§ EXERCISE MATERIAL:

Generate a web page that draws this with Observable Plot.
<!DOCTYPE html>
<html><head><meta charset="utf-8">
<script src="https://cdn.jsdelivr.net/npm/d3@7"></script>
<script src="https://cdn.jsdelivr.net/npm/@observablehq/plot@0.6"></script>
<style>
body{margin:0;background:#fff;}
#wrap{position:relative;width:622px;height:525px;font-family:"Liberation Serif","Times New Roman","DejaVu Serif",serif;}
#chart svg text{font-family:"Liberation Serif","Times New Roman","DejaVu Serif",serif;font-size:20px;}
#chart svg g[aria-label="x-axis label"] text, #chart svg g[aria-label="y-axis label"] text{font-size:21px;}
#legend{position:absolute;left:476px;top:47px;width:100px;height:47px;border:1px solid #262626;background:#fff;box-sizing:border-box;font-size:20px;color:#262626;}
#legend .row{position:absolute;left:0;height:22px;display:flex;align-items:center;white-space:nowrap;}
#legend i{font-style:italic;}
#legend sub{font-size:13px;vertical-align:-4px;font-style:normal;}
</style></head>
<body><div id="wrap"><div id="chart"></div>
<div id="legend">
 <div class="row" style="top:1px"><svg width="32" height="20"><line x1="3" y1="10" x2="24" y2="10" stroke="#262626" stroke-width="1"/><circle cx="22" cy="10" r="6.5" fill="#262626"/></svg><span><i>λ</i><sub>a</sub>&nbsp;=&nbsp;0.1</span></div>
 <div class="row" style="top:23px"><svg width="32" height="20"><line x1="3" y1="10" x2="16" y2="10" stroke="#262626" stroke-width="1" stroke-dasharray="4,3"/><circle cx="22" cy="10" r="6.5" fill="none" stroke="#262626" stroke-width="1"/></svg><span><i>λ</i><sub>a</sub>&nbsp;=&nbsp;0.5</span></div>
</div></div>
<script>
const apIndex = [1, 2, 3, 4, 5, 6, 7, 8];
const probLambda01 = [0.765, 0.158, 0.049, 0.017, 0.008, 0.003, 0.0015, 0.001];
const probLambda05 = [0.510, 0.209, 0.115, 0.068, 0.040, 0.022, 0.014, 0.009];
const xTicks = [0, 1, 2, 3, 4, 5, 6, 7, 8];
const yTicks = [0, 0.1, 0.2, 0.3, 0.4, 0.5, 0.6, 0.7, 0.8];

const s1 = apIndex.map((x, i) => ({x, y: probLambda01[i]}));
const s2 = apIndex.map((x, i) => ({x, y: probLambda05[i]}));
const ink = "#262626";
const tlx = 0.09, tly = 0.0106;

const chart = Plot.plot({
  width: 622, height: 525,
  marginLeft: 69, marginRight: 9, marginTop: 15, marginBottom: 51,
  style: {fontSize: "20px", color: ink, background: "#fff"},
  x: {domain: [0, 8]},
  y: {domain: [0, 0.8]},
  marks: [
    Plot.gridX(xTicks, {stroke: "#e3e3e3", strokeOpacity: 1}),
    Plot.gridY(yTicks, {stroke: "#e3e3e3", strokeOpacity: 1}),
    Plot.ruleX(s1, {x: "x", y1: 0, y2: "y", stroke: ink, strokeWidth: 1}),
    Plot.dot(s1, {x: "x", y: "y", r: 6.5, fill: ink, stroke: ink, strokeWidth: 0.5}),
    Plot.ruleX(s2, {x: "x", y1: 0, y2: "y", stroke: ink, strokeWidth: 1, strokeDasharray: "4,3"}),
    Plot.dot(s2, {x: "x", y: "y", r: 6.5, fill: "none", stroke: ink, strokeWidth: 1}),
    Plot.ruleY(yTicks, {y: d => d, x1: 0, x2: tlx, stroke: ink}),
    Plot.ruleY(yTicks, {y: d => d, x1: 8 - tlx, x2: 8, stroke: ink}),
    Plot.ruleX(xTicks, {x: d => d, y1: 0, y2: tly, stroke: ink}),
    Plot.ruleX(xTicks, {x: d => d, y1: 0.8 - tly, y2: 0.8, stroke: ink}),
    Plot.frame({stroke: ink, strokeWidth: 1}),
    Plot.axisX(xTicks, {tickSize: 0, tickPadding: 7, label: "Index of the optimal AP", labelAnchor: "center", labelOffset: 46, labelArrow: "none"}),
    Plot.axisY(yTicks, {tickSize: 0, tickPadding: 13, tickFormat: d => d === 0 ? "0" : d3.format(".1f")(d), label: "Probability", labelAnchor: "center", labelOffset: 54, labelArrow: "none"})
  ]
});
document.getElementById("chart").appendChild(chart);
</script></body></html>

---

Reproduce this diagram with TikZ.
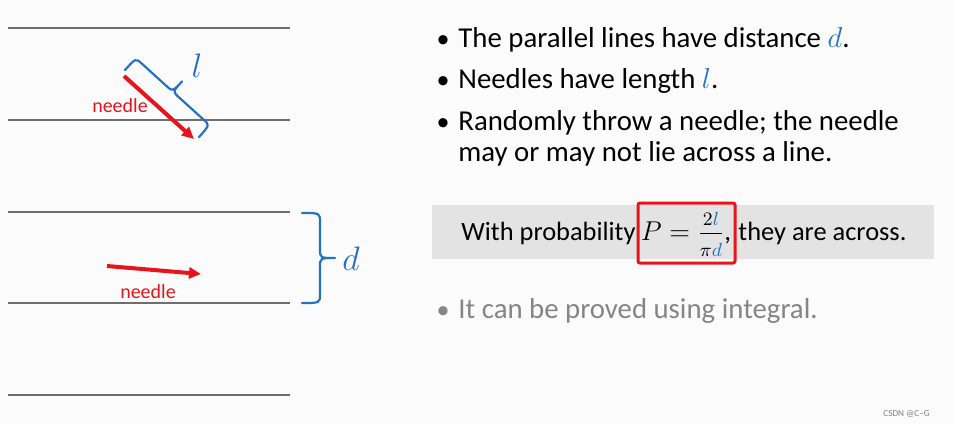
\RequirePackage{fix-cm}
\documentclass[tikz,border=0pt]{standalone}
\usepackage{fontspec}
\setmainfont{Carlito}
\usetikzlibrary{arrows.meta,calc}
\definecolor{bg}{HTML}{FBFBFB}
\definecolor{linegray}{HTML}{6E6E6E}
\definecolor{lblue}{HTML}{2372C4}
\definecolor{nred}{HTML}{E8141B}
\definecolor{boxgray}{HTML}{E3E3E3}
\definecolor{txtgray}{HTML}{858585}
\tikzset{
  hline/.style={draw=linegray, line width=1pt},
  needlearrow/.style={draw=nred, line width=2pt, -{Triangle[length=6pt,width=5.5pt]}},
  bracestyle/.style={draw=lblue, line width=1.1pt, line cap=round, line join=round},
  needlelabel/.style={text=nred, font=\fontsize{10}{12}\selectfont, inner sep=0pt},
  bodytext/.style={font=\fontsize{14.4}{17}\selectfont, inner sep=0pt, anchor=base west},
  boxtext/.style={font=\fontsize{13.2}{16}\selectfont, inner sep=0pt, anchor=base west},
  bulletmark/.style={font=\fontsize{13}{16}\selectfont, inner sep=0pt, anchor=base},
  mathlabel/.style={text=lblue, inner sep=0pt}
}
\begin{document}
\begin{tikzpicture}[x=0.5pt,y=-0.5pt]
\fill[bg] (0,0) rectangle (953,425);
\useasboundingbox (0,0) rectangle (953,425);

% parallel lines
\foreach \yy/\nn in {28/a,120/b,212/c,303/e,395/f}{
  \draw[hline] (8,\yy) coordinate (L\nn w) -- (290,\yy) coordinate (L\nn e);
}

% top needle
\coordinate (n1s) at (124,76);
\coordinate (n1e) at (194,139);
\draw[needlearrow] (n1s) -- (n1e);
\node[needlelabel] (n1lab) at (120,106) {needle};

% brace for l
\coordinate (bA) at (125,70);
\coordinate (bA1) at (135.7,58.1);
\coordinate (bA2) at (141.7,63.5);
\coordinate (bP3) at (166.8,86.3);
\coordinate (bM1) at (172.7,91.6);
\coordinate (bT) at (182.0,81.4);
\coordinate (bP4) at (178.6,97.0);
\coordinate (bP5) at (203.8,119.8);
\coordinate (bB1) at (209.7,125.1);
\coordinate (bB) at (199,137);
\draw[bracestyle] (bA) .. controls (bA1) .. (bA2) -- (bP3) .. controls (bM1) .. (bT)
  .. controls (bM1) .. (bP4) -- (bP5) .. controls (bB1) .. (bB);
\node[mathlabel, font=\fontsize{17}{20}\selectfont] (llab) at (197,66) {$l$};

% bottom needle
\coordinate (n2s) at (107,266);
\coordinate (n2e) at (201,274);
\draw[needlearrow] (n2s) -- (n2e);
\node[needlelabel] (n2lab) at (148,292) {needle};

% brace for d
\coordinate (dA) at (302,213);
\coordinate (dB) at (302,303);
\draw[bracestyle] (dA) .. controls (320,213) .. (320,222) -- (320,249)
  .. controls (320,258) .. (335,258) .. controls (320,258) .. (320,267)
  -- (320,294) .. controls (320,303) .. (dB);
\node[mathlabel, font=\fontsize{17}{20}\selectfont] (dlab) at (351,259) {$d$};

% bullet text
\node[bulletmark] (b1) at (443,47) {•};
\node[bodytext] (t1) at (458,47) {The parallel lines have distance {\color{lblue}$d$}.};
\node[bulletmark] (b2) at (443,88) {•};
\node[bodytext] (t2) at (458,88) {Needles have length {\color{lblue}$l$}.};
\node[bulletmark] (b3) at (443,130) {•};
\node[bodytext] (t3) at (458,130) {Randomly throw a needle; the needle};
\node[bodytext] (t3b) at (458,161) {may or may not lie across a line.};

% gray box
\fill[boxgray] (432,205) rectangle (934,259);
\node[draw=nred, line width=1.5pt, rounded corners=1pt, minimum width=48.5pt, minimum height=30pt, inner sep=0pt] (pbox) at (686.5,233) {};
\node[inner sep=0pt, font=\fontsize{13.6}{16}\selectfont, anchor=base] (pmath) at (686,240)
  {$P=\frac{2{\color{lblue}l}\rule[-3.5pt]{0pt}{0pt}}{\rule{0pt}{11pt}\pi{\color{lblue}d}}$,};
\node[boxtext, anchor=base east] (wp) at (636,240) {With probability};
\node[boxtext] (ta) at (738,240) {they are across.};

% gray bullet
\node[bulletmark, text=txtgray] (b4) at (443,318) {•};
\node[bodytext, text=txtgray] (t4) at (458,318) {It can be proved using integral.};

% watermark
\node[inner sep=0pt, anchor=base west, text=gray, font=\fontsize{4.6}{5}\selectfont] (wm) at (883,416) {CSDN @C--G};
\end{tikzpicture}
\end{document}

---

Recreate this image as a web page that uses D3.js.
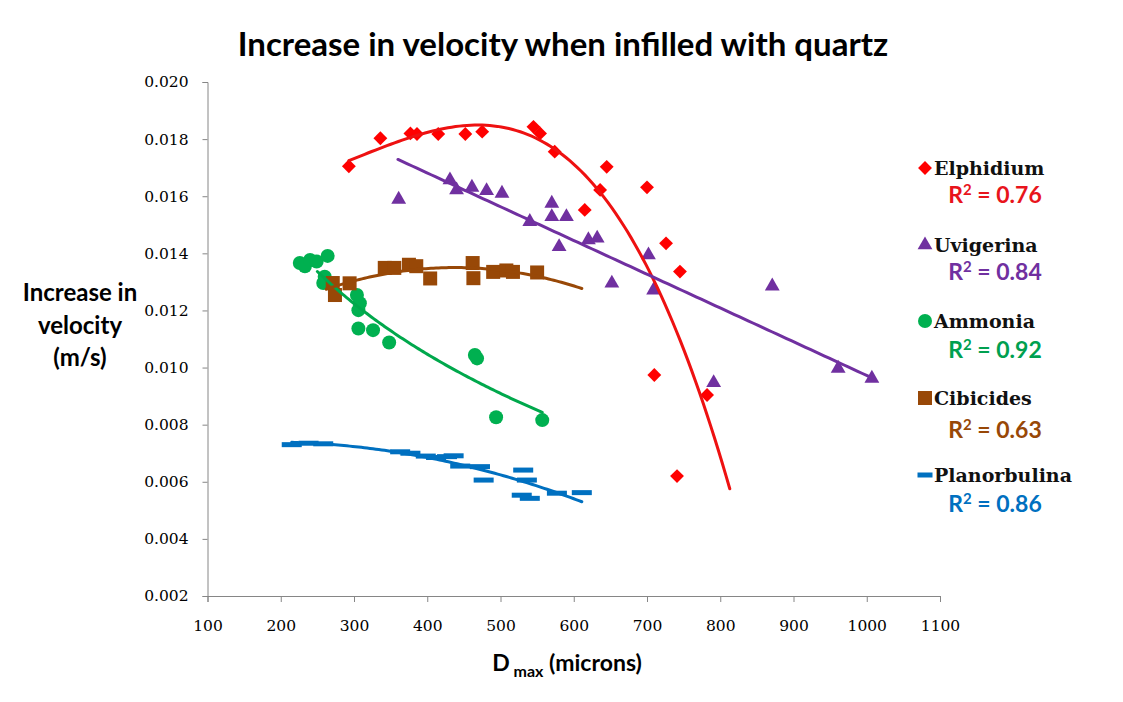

§ WHAT YOU WILL DO: Take each line containing the string "that" and copy it out.

§ TASK RESPONSE:
Generate a web page that draws this with Observable Plot.
Recreate this image as a web page that uses D3.js.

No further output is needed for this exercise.